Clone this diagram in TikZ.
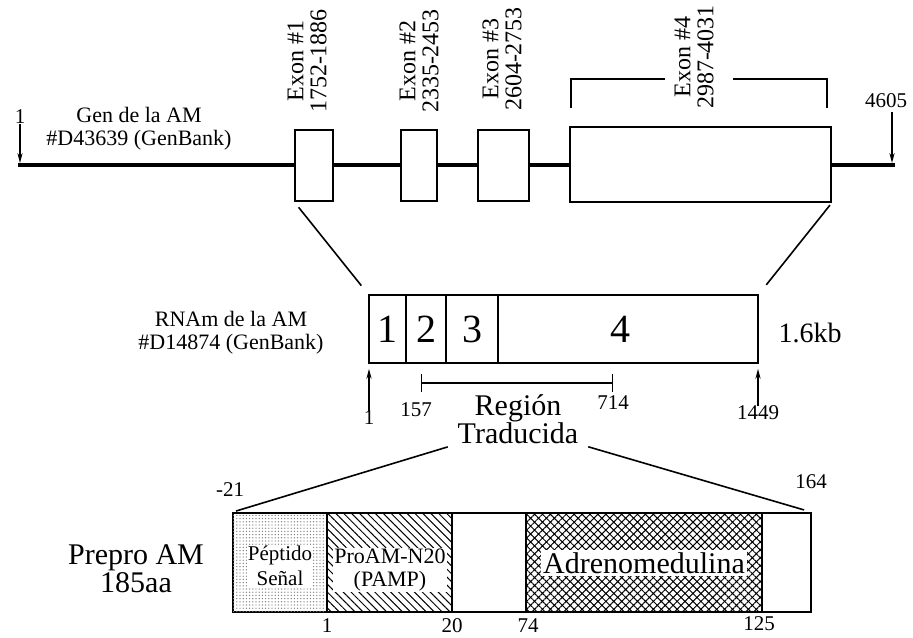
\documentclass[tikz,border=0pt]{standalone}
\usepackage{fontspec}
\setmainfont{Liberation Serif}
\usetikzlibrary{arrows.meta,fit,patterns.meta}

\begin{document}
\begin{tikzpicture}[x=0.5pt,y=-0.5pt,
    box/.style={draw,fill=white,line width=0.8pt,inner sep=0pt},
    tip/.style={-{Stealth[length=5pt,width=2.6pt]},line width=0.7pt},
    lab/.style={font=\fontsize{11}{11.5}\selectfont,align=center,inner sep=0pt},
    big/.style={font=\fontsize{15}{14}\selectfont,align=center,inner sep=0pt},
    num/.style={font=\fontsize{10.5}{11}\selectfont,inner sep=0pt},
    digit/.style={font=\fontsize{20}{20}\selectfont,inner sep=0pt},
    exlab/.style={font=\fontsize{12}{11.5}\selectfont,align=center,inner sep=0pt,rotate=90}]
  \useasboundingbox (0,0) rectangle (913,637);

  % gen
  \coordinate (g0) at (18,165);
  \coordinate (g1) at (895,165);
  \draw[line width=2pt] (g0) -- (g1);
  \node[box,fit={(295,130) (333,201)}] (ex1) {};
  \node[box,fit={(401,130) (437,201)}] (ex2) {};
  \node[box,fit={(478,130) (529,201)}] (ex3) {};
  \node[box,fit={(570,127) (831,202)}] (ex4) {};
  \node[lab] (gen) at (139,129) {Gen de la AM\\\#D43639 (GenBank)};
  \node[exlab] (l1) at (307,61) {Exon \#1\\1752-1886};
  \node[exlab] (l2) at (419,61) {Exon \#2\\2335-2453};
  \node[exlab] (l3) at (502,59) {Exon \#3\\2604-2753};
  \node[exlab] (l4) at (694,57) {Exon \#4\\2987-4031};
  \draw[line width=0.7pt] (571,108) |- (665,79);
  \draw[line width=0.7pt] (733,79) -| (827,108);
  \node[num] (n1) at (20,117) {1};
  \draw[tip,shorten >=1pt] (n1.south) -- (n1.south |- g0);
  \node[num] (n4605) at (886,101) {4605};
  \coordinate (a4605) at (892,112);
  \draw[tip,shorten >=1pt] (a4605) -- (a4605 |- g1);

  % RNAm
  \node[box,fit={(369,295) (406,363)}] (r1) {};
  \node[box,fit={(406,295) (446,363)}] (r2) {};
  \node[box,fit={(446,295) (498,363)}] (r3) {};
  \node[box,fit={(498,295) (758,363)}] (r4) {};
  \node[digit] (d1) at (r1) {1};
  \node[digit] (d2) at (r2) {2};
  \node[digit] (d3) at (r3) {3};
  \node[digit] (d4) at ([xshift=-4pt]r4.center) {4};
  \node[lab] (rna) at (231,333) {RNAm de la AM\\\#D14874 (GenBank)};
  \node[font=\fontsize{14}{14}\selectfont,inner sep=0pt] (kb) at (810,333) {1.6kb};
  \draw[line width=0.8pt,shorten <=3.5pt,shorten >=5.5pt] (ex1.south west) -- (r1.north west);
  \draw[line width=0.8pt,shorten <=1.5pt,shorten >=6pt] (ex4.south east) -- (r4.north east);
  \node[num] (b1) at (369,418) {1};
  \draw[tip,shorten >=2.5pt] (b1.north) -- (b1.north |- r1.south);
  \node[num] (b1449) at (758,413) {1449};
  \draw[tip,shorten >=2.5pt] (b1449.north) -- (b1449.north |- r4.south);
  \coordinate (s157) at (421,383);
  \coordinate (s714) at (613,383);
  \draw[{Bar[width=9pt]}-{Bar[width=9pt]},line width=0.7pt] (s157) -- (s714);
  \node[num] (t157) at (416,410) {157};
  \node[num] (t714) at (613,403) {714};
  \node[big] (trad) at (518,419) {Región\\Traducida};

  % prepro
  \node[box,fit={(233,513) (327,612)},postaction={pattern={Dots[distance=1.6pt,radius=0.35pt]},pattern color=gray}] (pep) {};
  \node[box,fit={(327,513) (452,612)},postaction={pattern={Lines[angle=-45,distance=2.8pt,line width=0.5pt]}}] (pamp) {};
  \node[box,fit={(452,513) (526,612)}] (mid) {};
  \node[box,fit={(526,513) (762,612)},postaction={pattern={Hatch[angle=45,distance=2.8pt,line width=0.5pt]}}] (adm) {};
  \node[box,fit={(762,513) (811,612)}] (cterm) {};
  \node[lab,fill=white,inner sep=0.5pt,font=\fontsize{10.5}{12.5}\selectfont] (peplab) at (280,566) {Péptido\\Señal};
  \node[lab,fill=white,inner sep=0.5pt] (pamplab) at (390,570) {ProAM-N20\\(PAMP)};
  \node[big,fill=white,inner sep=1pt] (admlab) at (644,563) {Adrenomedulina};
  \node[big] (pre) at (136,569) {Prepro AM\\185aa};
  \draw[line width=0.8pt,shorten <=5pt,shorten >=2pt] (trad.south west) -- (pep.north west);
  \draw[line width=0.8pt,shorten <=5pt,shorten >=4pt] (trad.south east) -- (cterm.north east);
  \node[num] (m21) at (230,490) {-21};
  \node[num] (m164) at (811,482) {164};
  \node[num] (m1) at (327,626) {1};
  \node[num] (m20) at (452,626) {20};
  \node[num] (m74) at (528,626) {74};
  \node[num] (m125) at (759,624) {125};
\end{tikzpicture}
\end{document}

• _AIM_
Exactly reproduce the run of lines from the start of the listing through the line with "(0,0) rectangle (913,637);", inclusive; pictures are not copied.

• _RESPONSE_
Clone this diagram in TikZ.
\documentclass[tikz,border=0pt]{standalone}
\usepackage{fontspec}
\setmainfont{Liberation Serif}
\usetikzlibrary{arrows.meta,fit,patterns.meta}

\begin{document}
\begin{tikzpicture}[x=0.5pt,y=-0.5pt,
    box/.style={draw,fill=white,line width=0.8pt,inner sep=0pt},
    tip/.style={-{Stealth[length=5pt,width=2.6pt]},line width=0.7pt},
    lab/.style={font=\fontsize{11}{11.5}\selectfont,align=center,inner sep=0pt},
    big/.style={font=\fontsize{15}{14}\selectfont,align=center,inner sep=0pt},
    num/.style={font=\fontsize{10.5}{11}\selectfont,inner sep=0pt},
    digit/.style={font=\fontsize{20}{20}\selectfont,inner sep=0pt},
    exlab/.style={font=\fontsize{12}{11.5}\selectfont,align=center,inner sep=0pt,rotate=90}]
  \useasboundingbox (0,0) rectangle (913,637);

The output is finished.